Or, si les demandes d’optimisation ne manquent pas cette année comme si elles devaient être les dernières, les sollicitations sur l’état de la discussion budgétaire ont pour leur part disparu.
Peut-être parce que c’est la discussion elle-même qui a en réalité disparu, remplacée par une cacophonie assourdissante, sur fond de concours de bonnes idées auquel participent des parlementaires en mal d’idéologie pour certains et de retombées électorales pour d’autres. Les amendements et autres propositions n’ayant de toute manière aucune chance d’aboutir, certains se sont en effet lancés dans une course effrénée aux idées géniales et généreuses.
Les débats budgétaires ont donc perdu toute crédibilité et au lieu de se tenir au courant de leur évolution, les contribuables concernés se contentent d’attendre. Sans aucune illusion mais non sans appréhension.
Arrivé le 10 octobre sur le bureau de l’Assemblée, le projet de loi de finances a d’ailleurs donné lieu pendant un mois à une bataille sans précédent d’amendements contradictoires pour finir par un texte rejeté le 12 novembre dernier. C’est donc un texte désavoué qui est arrivé devant le Sénat et qui repartira devant l’Assemblée nationale qui doit avoir le dernier mot.
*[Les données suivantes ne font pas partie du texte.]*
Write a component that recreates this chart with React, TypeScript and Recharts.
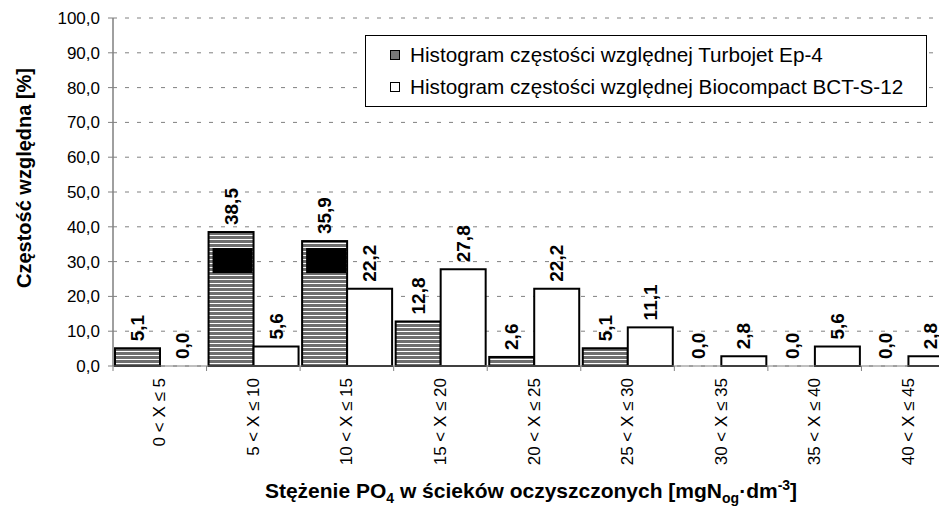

Encore faut-il qu’elle arrive à se prononcer.
Or, sans majorité crédible, le gouvernement censé défendre son texte risque de recevoir une nouvelle fin de non-recevoir. Diverses éventualités sont alors envisageables mais aucune n’est glorieuse.
Si le gouvernement arrive à un compromis, ce sera au prix de tant de contorsions, abandons et contradictions que le texte ne ressemblera à rien et ne sera certainement pas au service d’un pays au bord de la faillite. En tout état de cause, il ne répondra pas aux attentes des Français.
Si aucun compromis n’est trouvé, le gouvernement tentera alors, comme sous la législature précédente, de passer en force en imposant en bloc son texte aux députés sur le fondement du fameux article 49-3 de la Constitution.
Si le texte passe ainsi, ce sera un déni de démocratie.
Si les députés répliquent en votant une motion de censure, le texte est rejeté, le gouvernement tombe et la France se retrouve sans budget.
Et c’est ici qu’on s’aperçoit que la France aux multiples régimes et constitutions depuis deux siècles n’a finalement rien prévu si le Parlement n’arrive pas à voter un budget.
Sous la IVe République, on repartait tous les mois avec 1/12e du budget de l’année passée. Sous la Ve, on s’interroge. Rien n’est en fait prévu. Il existe bien une procédure consistant à demander au Parlement de voter une loi spéciale autorisant le gouvernement à continuer de percevoir les impôts sur la base de ceux votés l’année passée tout en ouvrant les crédits par décret.
Mais il ne s’agit là que d’une solution provisoire qui ne saurait durer.
Que l’on arrive à un budget voté par lassitude, par crainte ou par habitude ou au contraire à une absence de budget voté, le résultat sera donc le même : on sera passé d’un débat inaudible à une absence de débat.
D’où l’attitude actuelle des contribuables. S’ils n’étaient déjà plus très certains de consentir à l’impôt comme l’exige pourtant la Constitution, ils sont maintenant persuadés de n’avoir consenti à rien. Si l'impôt n’est pas débattu par ses représentants, le contribuable ne peut donner son avis sur l’impôt qu’on va lui réclamer et s’il ne peut pas donner son avis, il ne peut pas y consentir.
Une loi de finances qui ne peut être discutée est inquiétante. C’est le signe que nos institutions ne sont plus à même d’affronter les difficultés budgétaires du pays.
Et si le contribuable se désintéresse de cette loi de finances, c’est peut-être le signe qu’il perd espoir mais aussi qu’il est lucide.
Puissent nos gouvernants l’être aussi.